Friday, June 29, 2018

Niceness versus civility

The hardest thing to understand is an idea you accepted before you knew you could question it. Like most of us, I was taught to be nice while I was learning to speak. For decades, I had the vaguest idea of the differences between niceness and civility, but watching people rage at the idea we should be civil has helped me see how very different niceness and civility are, and why people who value niceness may hate civility, and why some, like me, may come to think that niceness is a refuge for hypocrites.

Niceness and civility are both forms of politeness, yet they're as different as grape juice and wine:

Nice people don't like disagreement.

Civil people enjoy civil disagreement.

Nice people think respect means being gently deferential to social superiors like parents and bosses and celebrities they admire.

Civil people think respect means treating others as equals, no matter how different their circumstances or views.

Nice people divide the world between nice people and mean people. They are nice to nice people, but since they believe mean people have rejected niceness, they feel free to treat mean people rudely.

Civil people divide the world between people who act civilly and people who act rudely. Civil people are nice to people who act nicely and civil to everyone else.

The nice person's impulse to defer can make them respond nicely to something mean. Then they regret it and say something like "I don't know why I stepped aside" or "why I didn't slap him", and their friends assure them "it's because you're too nice." "Too nice" is a gentle rebuke that nice people use to remind each other that sometimes nice people must be rude for two reasons: a nice person's rudeness tells a mean person that they are not being nice, and it tells other nice people that the nice person is defending niceness.

At its most extreme, the belief that niceness does not need to be shown to mean people results in something many nice people will deny: mobs often consist of nice people. The jurors in the Salem Witch Trials were thought nice by their neighbors, as were the people who blacklisted suspected socialists during the Red Scare, as are the people who join in mobbing online and off.

The civil person's impulse to treat everyone as an equal can inspire nice people to take offense when they think a mean person is being treated with insufficient contempt or a superior is being treated with insufficient deference. The Quakers are a famous example of the latter: their insistence on politely treating nobles as equals made nice people think Quakers were not nice—which was true. Quakers were not nice. They were civil. They may've seen the difference between civility and niceness in the Bible. Luke 6:32-33 points to it:
If you love those who love you, what credit is that to you?
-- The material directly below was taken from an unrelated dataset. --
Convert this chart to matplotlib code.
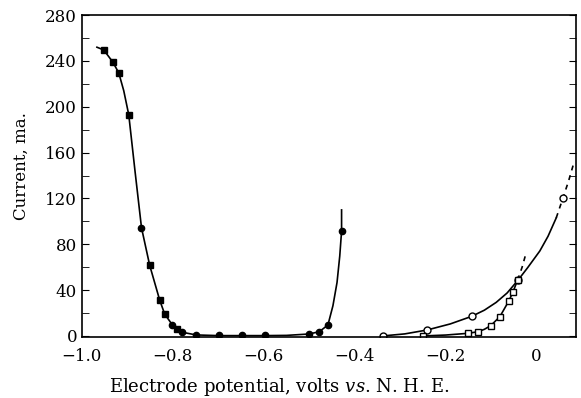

Even sinners love those who love them. And if you do good to those who are good to you, what credit is that to you? Even sinners do that.
Many of history's worst monsters were nice—Hitler's secretary, Traudl Junge, said he was "a pleasant boss and a fatherly friend". Niceness is called a virtue, but it shouldn't be—responding nicely to nice treatment is a trait we share with many species. The true virtue is civility, which calls for overcoming our tribal desires for vengeance and treating all others as full members of the human community.

PS. If you think you cannot protest injustice and be civil, look to the example of the civil rights heroes.

ETA:

Another difference: Nice people think nice people don't lie, so they believe nice people who accuse others. Civil people think accusations should be examined thoroughly before deciding guilt.